Jered was my oldest son, and he fell into God’s comforting arms at the tender age of 26. He was the valedictorian of his high school class and absolutely brilliant. My pride and joy! As he was growing up, his intellectual curiosity would always stump me as he probed for answers that would challenge the best of minds. Yet, in his freshman year of college, he started hearing voices that would plague him for the remainder of his stunted life.

Upon learning of his death, I was not just devastated, but guilt-ridden, tormenting myself for not being there when Jered needed me most. Sadly, we do not get a mulligan, a “do-over,” and the best one can do is to pick up the pieces of a shattered life and move on.

That is where Immanuel provided me comfort and especially to provide comfort to grieving families of deceased service members and remind them that they are not alone and that God is with them. I would call the mothers, fathers, and spouses of our departed service members, and their first response went something like this, “Thanks for the call, Admiral, but you have no idea of the grief we are suffering.” And then I told my story, Jered’s story. It was as though Jered’s tragedy was the rod and staff that provided those families members comfort. They were not alone in their grief and suffering. Their despair was not “unique.”

It is no coincidence when we celebrate “The Light of The World” that there are many who feel the shroud of darkness envelop them. Suicide rates tend to spike during the Advent season, a season of hope, yet that hope exacerbates despair among those who have no hope.

And so I close by sharing this with each of you. I am the master of disguise! By all outward appearances, I have been abundantly blessed with good fortune. And that the wind has always been to my back and the road ahead was an easy, downhill stroll. But that is not my reality and nor is it for any of us!

By sharing our travails in life with those who find themselves in that valley of darkness, we become that messenger to convey Immanuel - God with us.
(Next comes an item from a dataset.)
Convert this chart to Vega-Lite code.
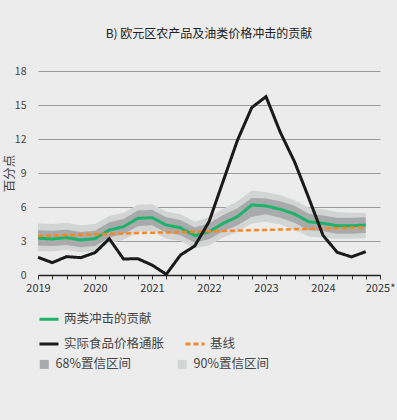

We can empathize grief on a personal level and, at the same time, provide a beacon of hope through our faith in the Lord our God. And by doing so, we tear back the curtain to let the light of the world shine upon the faces of those who have only known despair.

 

Reflection:

  • Google the lyrics to Simon and Garfunkel’s Bridge Over Troubled Water, and contemplate the “I” in those lyrics as Immanuel. (It sure helped me when I crossed those troubled waters!)

  • How might you be the rod and staff that provides comfort to others? And with whom would you start?